**Provided material:**
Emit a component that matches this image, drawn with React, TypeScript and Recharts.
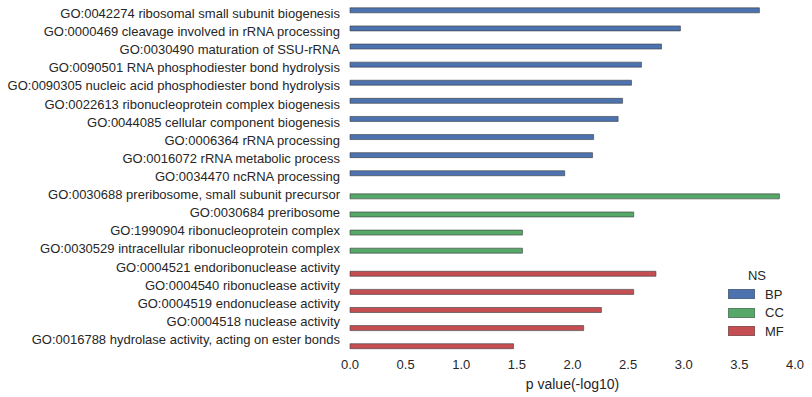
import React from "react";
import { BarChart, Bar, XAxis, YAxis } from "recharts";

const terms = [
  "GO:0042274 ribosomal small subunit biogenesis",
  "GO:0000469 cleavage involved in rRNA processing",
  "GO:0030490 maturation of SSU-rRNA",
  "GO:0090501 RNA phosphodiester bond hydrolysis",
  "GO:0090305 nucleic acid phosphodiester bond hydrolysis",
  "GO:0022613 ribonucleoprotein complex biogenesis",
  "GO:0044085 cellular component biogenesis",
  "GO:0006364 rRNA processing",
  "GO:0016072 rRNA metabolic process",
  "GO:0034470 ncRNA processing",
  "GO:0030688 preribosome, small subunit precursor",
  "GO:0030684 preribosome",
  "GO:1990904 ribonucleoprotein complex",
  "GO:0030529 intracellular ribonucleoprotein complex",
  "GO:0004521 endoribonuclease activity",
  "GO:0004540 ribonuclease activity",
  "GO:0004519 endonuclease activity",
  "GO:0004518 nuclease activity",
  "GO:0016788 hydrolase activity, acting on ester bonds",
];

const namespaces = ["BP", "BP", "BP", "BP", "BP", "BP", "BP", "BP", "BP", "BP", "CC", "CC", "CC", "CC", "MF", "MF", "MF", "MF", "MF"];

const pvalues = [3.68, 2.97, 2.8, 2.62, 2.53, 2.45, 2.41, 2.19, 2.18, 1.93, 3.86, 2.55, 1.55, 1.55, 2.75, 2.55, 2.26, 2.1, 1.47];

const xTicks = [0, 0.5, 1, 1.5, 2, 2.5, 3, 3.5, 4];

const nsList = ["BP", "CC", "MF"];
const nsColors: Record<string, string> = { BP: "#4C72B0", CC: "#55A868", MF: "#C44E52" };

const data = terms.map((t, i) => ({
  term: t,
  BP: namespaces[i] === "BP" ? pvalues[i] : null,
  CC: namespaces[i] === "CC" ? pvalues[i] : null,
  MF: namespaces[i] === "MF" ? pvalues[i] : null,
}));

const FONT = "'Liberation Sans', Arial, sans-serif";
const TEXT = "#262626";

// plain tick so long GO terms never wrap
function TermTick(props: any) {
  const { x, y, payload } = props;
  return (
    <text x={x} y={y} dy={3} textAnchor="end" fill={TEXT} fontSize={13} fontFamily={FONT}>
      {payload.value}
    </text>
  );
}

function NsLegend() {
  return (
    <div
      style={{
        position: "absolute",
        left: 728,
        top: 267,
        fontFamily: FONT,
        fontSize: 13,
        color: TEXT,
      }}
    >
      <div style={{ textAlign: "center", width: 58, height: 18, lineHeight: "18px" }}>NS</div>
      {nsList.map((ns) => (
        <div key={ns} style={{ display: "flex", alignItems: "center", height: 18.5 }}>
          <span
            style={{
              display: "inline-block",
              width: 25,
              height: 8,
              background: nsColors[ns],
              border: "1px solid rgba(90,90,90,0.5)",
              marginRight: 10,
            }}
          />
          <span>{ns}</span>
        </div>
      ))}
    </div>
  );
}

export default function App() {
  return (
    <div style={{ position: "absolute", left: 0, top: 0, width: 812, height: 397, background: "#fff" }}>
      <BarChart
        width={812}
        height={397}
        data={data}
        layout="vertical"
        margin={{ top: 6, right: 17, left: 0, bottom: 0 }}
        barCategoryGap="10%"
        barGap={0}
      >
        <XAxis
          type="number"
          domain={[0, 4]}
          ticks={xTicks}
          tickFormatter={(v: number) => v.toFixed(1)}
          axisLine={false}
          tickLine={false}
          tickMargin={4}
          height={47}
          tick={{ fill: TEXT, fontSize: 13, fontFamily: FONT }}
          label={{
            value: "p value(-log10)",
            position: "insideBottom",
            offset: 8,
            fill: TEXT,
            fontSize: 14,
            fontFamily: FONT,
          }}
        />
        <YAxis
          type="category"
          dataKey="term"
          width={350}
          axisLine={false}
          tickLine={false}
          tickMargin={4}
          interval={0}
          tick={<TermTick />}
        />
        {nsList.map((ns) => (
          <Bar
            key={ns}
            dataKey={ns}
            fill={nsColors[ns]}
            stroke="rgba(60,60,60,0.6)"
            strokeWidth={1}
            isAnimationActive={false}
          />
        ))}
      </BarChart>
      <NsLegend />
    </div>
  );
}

**What this task involves:**
Reproduce all of the data exactly, omitting each picture it holds.

**Written reply:**
Emit a component that matches this image, drawn with React, TypeScript and Recharts.
import React from "react";
import { BarChart, Bar, XAxis, YAxis } from "recharts";

const terms = [
  "GO:0042274 ribosomal small subunit biogenesis",
  "GO:0000469 cleavage involved in rRNA processing",
  "GO:0030490 maturation of SSU-rRNA",
  "GO:0090501 RNA phosphodiester bond hydrolysis",
  "GO:0090305 nucleic acid phosphodiester bond hydrolysis",
  "GO:0022613 ribonucleoprotein complex biogenesis",
  "GO:0044085 cellular component biogenesis",
  "GO:0006364 rRNA processing",
  "GO:0016072 rRNA metabolic process",
  "GO:0034470 ncRNA processing",
  "GO:0030688 preribosome, small subunit precursor",
  "GO:0030684 preribosome",
  "GO:1990904 ribonucleoprotein complex",
  "GO:0030529 intracellular ribonucleoprotein complex",
  "GO:0004521 endoribonuclease activity",
  "GO:0004540 ribonuclease activity",
  "GO:0004519 endonuclease activity",
  "GO:0004518 nuclease activity",
  "GO:0016788 hydrolase activity, acting on ester bonds",
];

const namespaces = ["BP", "BP", "BP", "BP", "BP", "BP", "BP", "BP", "BP", "BP", "CC", "CC", "CC", "CC", "MF", "MF", "MF", "MF", "MF"];

const pvalues = [3.68, 2.97, 2.8, 2.62, 2.53, 2.45, 2.41, 2.19, 2.18, 1.93, 3.86, 2.55, 1.55, 1.55, 2.75, 2.55, 2.26, 2.1, 1.47];

const xTicks = [0, 0.5, 1, 1.5, 2, 2.5, 3, 3.5, 4];

const nsList = ["BP", "CC", "MF"];
const nsColors: Record<string, string> = { BP: "#4C72B0", CC: "#55A868", MF: "#C44E52" };

const data = terms.map((t, i) => ({
  term: t,
  BP: namespaces[i] === "BP" ? pvalues[i] : null,
  CC: namespaces[i] === "CC" ? pvalues[i] : null,
  MF: namespaces[i] === "MF" ? pvalues[i] : null,
}));

const FONT = "'Liberation Sans', Arial, sans-serif";
const TEXT = "#262626";

// plain tick so long GO terms never wrap
function TermTick(props: any) {
  const { x, y, payload } = props;
  return (
    <text x={x} y={y} dy={3} textAnchor="end" fill={TEXT} fontSize={13} fontFamily={FONT}>
      {payload.value}
    </text>
  );
}

function NsLegend() {
  return (
    <div
      style={{
        position: "absolute",
        left: 728,
        top: 267,
        fontFamily: FONT,
        fontSize: 13,
        color: TEXT,
      }}
    >
      <div style={{ textAlign: "center", width: 58, height: 18, lineHeight: "18px" }}>NS</div>
      {nsList.map((ns) => (
        <div key={ns} style={{ display: "flex", alignItems: "center", height: 18.5 }}>
          <span
            style={{
              display: "inline-block",
              width: 25,
              height: 8,
              background: nsColors[ns],
              border: "1px solid rgba(90,90,90,0.5)",
              marginRight: 10,
            }}
          />
          <span>{ns}</span>
        </div>
      ))}
    </div>
  );
}

export default function App() {
  return (
    <div style={{ position: "absolute", left: 0, top: 0, width: 812, height: 397, background: "#fff" }}>
      <BarChart
        width={812}
        height={397}
        data={data}
        layout="vertical"
        margin={{ top: 6, right: 17, left: 0, bottom: 0 }}
        barCategoryGap="10%"
        barGap={0}
      >
        <XAxis
          type="number"
          domain={[0, 4]}
          ticks={xTicks}
          tickFormatter={(v: number) => v.toFixed(1)}
          axisLine={false}
          tickLine={false}
          tickMargin={4}
          height={47}
          tick={{ fill: TEXT, fontSize: 13, fontFamily: FONT }}
          label={{
            value: "p value(-log10)",
            position: "insideBottom",
            offset: 8,
            fill: TEXT,
            fontSize: 14,
            fontFamily: FONT,
          }}
        />
        <YAxis
          type="category"
          dataKey="term"
          width={350}
          axisLine={false}
          tickLine={false}
          tickMargin={4}
          interval={0}
          tick={<TermTick />}
        />
        {nsList.map((ns) => (
          <Bar
            key={ns}
            dataKey={ns}
            fill={nsColors[ns]}
            stroke="rgba(60,60,60,0.6)"
            strokeWidth={1}
            isAnimationActive={false}
          />
        ))}
      </BarChart>
      <NsLegend />
    </div>
  );
}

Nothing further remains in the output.